--- STATED GOAL ---
Exclude the pictures and reproduce the remaining data exactly as written.

--- THE DATA ---
----------------

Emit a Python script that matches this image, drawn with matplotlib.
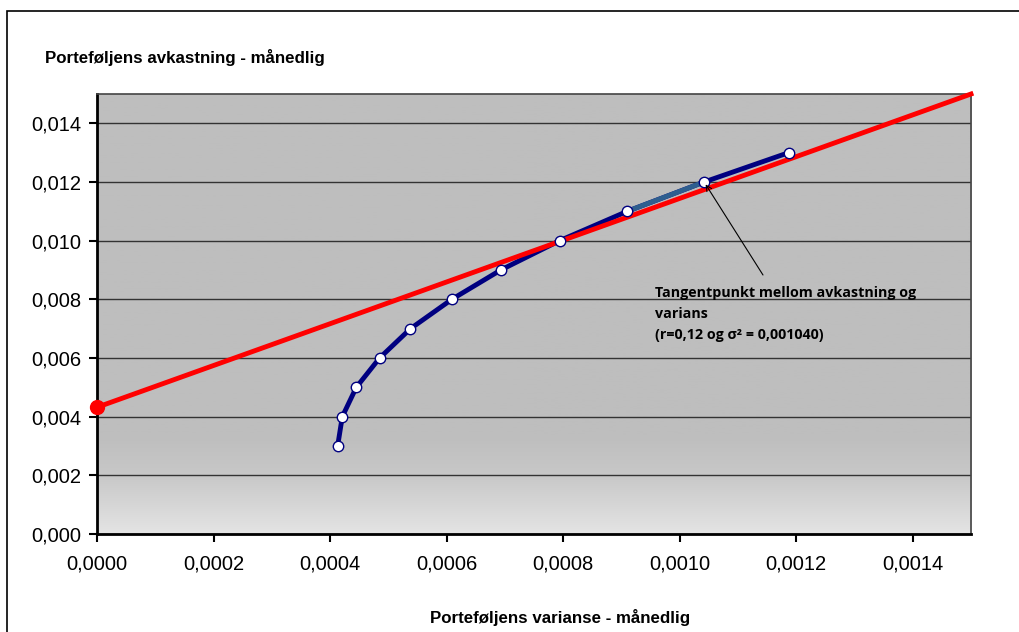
import numpy as np
import matplotlib.pyplot as plt
from matplotlib.colors import LinearSegmentedColormap
from matplotlib.patches import Rectangle

# efficient frontier (variance, return)
varianse = [0.000413, 0.000421, 0.000445, 0.000485, 0.000538, 0.000609,
            0.000693, 0.000794, 0.000910, 0.001042, 0.001187]
avkastning = [0.003, 0.004, 0.005, 0.006, 0.007, 0.008,
              0.009, 0.010, 0.011, 0.012, 0.013]
# capital market line
linje_x = [0.0, 0.0015]
linje_y = [0.00432, 0.0150]
tangent = (0.001042, 0.012)

xticks = [0.0, 0.0002, 0.0004, 0.0006, 0.0008, 0.0010, 0.0012, 0.0014]
yticks = [0.000, 0.002, 0.004, 0.006, 0.008, 0.010, 0.012, 0.014]

plt.rcParams['font.family'] = ['Liberation Sans', 'DejaVu Sans']

fig = plt.figure(figsize=(10.19, 6.32), dpi=100)
fig.patches.append(Rectangle((7 / 1019, -0.1), 1.2, (632 - 11) / 632 + 0.1,
                             transform=fig.transFigure, fill=False,
                             edgecolor='black', linewidth=1.2))
ax = fig.add_axes([97 / 1019, 1 - 534 / 632, (971 - 97) / 1019, (534 - 94) / 632])

# background: flat gray, fading lighter below 0.002
cmap = LinearSegmentedColormap.from_list('bg', [(0, '#e4e4e4'), (0.13, '#c8c8c8'),
                                                (0.22, '#bebebe'), (1, '#bebebe')])
grad = np.linspace(0, 1, 256).reshape(-1, 1)
ax.imshow(grad, cmap=cmap, aspect='auto', origin='lower',
          extent=[0, 1, 0, 1], transform=ax.transAxes, zorder=0)

ax.set_xlim(0, 0.0015)
ax.set_ylim(0, 0.015)
ax.set_xticks(xticks)
ax.set_yticks(yticks)
ax.set_xticklabels([f'{v:.4f}'.replace('.', ',') for v in xticks])
ax.set_yticklabels([f'{v:.3f}'.replace('.', ',') for v in yticks])
ax.tick_params(labelsize=14.5, length=6, width=1.5, direction='out', pad=5)
ax.tick_params(axis='x', pad=9)
ax.grid(axis='y', color='#333333', linewidth=1.0, zorder=1)
for s in ['left', 'bottom']:
    ax.spines[s].set_linewidth(2)
for s in ['top', 'right']:
    ax.spines[s].set_linewidth(1.2)
    ax.spines[s].set_color('#444444')

ax.plot(varianse, avkastning, color='#000080', linewidth=3.5, zorder=3)
ax.plot(varianse[8:10], avkastning[8:10], color='#2f5f8f', linewidth=3.5, zorder=3)
ax.plot(linje_x, linje_y, color='#ff0000', linewidth=3.5, zorder=4, clip_on=False)
ax.plot(linje_x[0], linje_y[0], 'o', color='#ff0000', markersize=10, zorder=5, clip_on=False)
ax.plot(varianse, avkastning, 'o', markerfacecolor='white', markeredgecolor='#000080',
        markersize=7.5, markeredgewidth=1, linestyle='none', zorder=6)

ax.annotate('', xy=tangent, xytext=(0.001143, 0.00883),
            arrowprops=dict(arrowstyle='->', color='black', linewidth=0.8,
                            shrinkA=0, shrinkB=2), zorder=7)
ax.text(0.000958, 0.00845, 'Tangentpunkt mellom avkastning og\nvarians\n(r=0,12 og σ² = 0,001040)',
        fontsize=10.3, fontweight='bold', family=['Open Sans', 'DejaVu Sans'],
        va='top', ha='left', linespacing=1.65, zorder=7)

fig.text(45 / 1019, 1 - 57 / 632, 'Porteføljens avkastning - månedlig',
         fontsize=12.2, fontweight='bold', va='center', ha='left')
fig.text(560 / 1019, 1 - 617 / 632, 'Porteføljens varianse - månedlig',
         fontsize=12.2, fontweight='bold', va='center', ha='center')

fig.savefig('out.png', dpi=100)
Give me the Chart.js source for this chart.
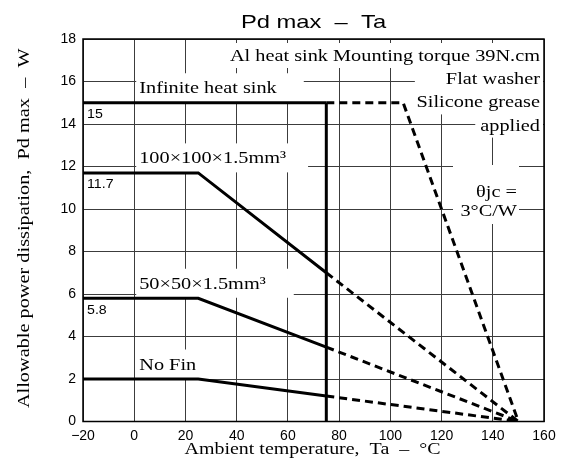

----------------

--- EXERCISE OUTPUT ---
Emit a Python script that matches this image, drawn with matplotlib.
import numpy as np
import matplotlib.pyplot as plt
from matplotlib.colors import LinearSegmentedColormap
from matplotlib.patches import Rectangle

# efficient frontier (variance, return)
varianse = [0.000413, 0.000421, 0.000445, 0.000485, 0.000538, 0.000609,
            0.000693, 0.000794, 0.000910, 0.001042, 0.001187]
avkastning = [0.003, 0.004, 0.005, 0.006, 0.007, 0.008,
              0.009, 0.010, 0.011, 0.012, 0.013]
# capital market line
linje_x = [0.0, 0.0015]
linje_y = [0.00432, 0.0150]
tangent = (0.001042, 0.012)

xticks = [0.0, 0.0002, 0.0004, 0.0006, 0.0008, 0.0010, 0.0012, 0.0014]
yticks = [0.000, 0.002, 0.004, 0.006, 0.008, 0.010, 0.012, 0.014]

plt.rcParams['font.family'] = ['Liberation Sans', 'DejaVu Sans']

fig = plt.figure(figsize=(10.19, 6.32), dpi=100)
fig.patches.append(Rectangle((7 / 1019, -0.1), 1.2, (632 - 11) / 632 + 0.1,
                             transform=fig.transFigure, fill=False,
                             edgecolor='black', linewidth=1.2))
ax = fig.add_axes([97 / 1019, 1 - 534 / 632, (971 - 97) / 1019, (534 - 94) / 632])

# background: flat gray, fading lighter below 0.002
cmap = LinearSegmentedColormap.from_list('bg', [(0, '#e4e4e4'), (0.13, '#c8c8c8'),
                                                (0.22, '#bebebe'), (1, '#bebebe')])
grad = np.linspace(0, 1, 256).reshape(-1, 1)
ax.imshow(grad, cmap=cmap, aspect='auto', origin='lower',
          extent=[0, 1, 0, 1], transform=ax.transAxes, zorder=0)

ax.set_xlim(0, 0.0015)
ax.set_ylim(0, 0.015)
ax.set_xticks(xticks)
ax.set_yticks(yticks)
ax.set_xticklabels([f'{v:.4f}'.replace('.', ',') for v in xticks])
ax.set_yticklabels([f'{v:.3f}'.replace('.', ',') for v in yticks])
ax.tick_params(labelsize=14.5, length=6, width=1.5, direction='out', pad=5)
ax.tick_params(axis='x', pad=9)
ax.grid(axis='y', color='#333333', linewidth=1.0, zorder=1)
for s in ['left', 'bottom']:
    ax.spines[s].set_linewidth(2)
for s in ['top', 'right']:
    ax.spines[s].set_linewidth(1.2)
    ax.spines[s].set_color('#444444')

ax.plot(varianse, avkastning, color='#000080', linewidth=3.5, zorder=3)
ax.plot(varianse[8:10], avkastning[8:10], color='#2f5f8f', linewidth=3.5, zorder=3)
ax.plot(linje_x, linje_y, color='#ff0000', linewidth=3.5, zorder=4, clip_on=False)
ax.plot(linje_x[0], linje_y[0], 'o', color='#ff0000', markersize=10, zorder=5, clip_on=False)
ax.plot(varianse, avkastning, 'o', markerfacecolor='white', markeredgecolor='#000080',
        markersize=7.5, markeredgewidth=1, linestyle='none', zorder=6)

ax.annotate('', xy=tangent, xytext=(0.001143, 0.00883),
            arrowprops=dict(arrowstyle='->', color='black', linewidth=0.8,
                            shrinkA=0, shrinkB=2), zorder=7)
ax.text(0.000958, 0.00845, 'Tangentpunkt mellom avkastning og\nvarians\n(r=0,12 og σ² = 0,001040)',
        fontsize=10.3, fontweight='bold', family=['Open Sans', 'DejaVu Sans'],
        va='top', ha='left', linespacing=1.65, zorder=7)

fig.text(45 / 1019, 1 - 57 / 632, 'Porteføljens avkastning - månedlig',
         fontsize=12.2, fontweight='bold', va='center', ha='left')
fig.text(560 / 1019, 1 - 617 / 632, 'Porteføljens varianse - månedlig',
         fontsize=12.2, fontweight='bold', va='center', ha='center')

fig.savefig('out.png', dpi=100)
Give me the Chart.js source for this chart.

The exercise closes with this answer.